Üzücü bir durum. Mülakata da girdik. Eğer böyle bir şüphe varsa mülakatta bu kişilerin ayrılması gerekirdi. Mülakatta çok zor sorular sordular. Eşime 4 tane, zor ve alışılmamış pratik sorusu sorulmuş. Bana da aynı şekilde 4 hukuk sorusu yöneltildi. Emeğimizle, alınterimize cevap verdik ve kazandık. Devletle yaptığımız bir iş yok, herhangi bir siyasi partiyle de bağlantımız yok.”

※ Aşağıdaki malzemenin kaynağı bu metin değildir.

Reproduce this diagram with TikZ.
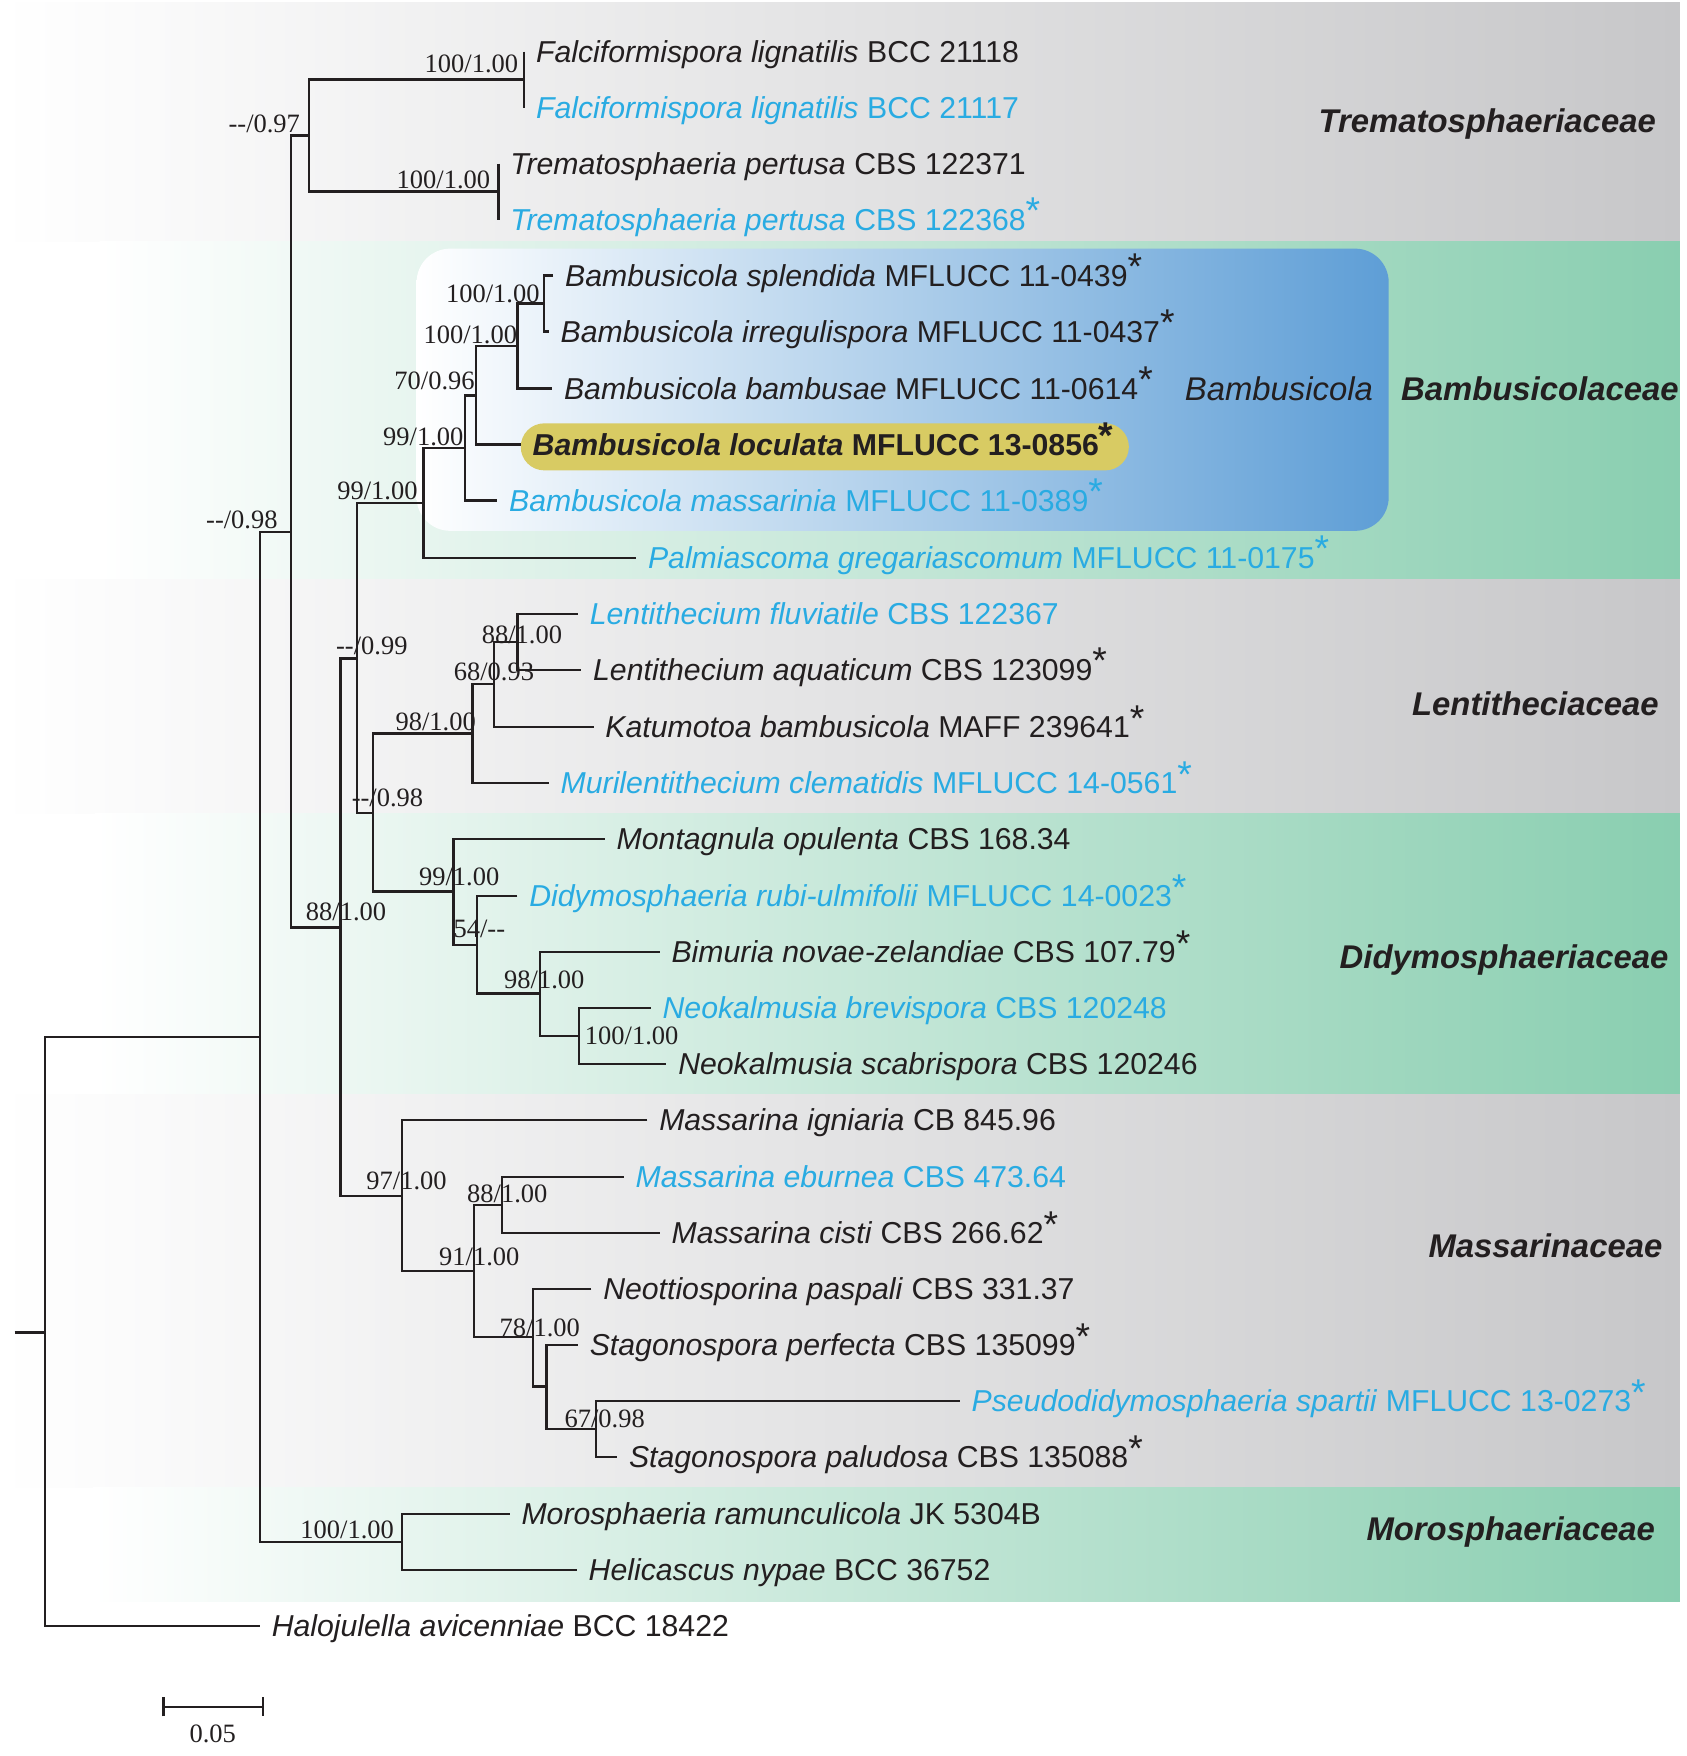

Kart: ÖSYM iflas etmiş durumda
CHP Konya Milletvekili Atilla Kart, avukatlıktan hâkim ve savcılığa geçiş sınavını iptal eden ÖSYM’nin iflas ettiğini iddia etti. Kart, sınavla ilgili haziranda suç duyurusunda bulunduğunu anımsatarak, buna karşılık savcılığın 2 aydır dosyanın kapağına dokunmadığını, konuyu sorduğu savcının da “araya adli tatil girdi, pek bir şey yapmadık” dediğini kaydetti. Kart, dün TBMM’de düzenlediği basın toplantısında, daha önce hakimlik ve savcılık sınav sonuçları ile ilgili olarak çok net bulguları dile getirdiğini söyledi. O zaman Adalet Bakanı’nı göreve devam ettiğini, ardından, bu konuyu Bakan’ın adaletine, insafına bırakmanın çözüm olamayacağını bildiği için 3 Temmuz’da Ankara Cumhuriyet Başsavcılığı’na suç duyurusunda bulunduğunu belirten Kart, aynı gün ÖSYM Başkanlığı ve Adalet Bakanlığı’na da, “ayrı bir soruşturma yapmak zorundasınız” dediğini anlattı. Sorumluların halen bulunamadığını ifade eden Kart, şöyle konuştu:
‘Hükümet ajanı gibi davranıyor’
“İlgili savcıyı aradım, ‘yargıçlık sınavında soruların çalındığı ortada siz ne yapıyorsunuz?’ dedim. Savcı, ’araya adli tatil girdi pek çalışma yapamadık, savcılık makamı olarak kendi aramızda istişare edeceğiz’ dedi. Ben de bunun üzerine ’umarım Hükümetin ajanı gibi davranmazsınız, savcıların bir bölümü Hükümetin ajanı gibi davranıyor’ dedim. Savcı buna tepki gösterdi. Ancak 2 ay olmuş, savcı daha dosyanın kapağına dokunmamış. Böyle bir şey kabul edilebilir mi? Burada örgüt bağlantısı var. Devlet nüfuzunu kötüye kullanmak suretiyle Adalet Bakanlığı ve ÖSYM bünyesinde örgüt var. Örgüt sadece Kandil’de yok, Türkiye Cumhuriyeti içinde kamu gücünü kötüye kullanmak suretiyle kurulan çıkar örgütlenmeleri var. ÖSYM iflas etmiş durumda. Sabıkalı kurum kendi içinde mevcut olan cemaat yapılanması etrafındaki örgütü koruyor ve himaye ediyor, delilleri karartıyor. Bakalım Adalet Bakanı bundan sonra harekete geçecek mi?”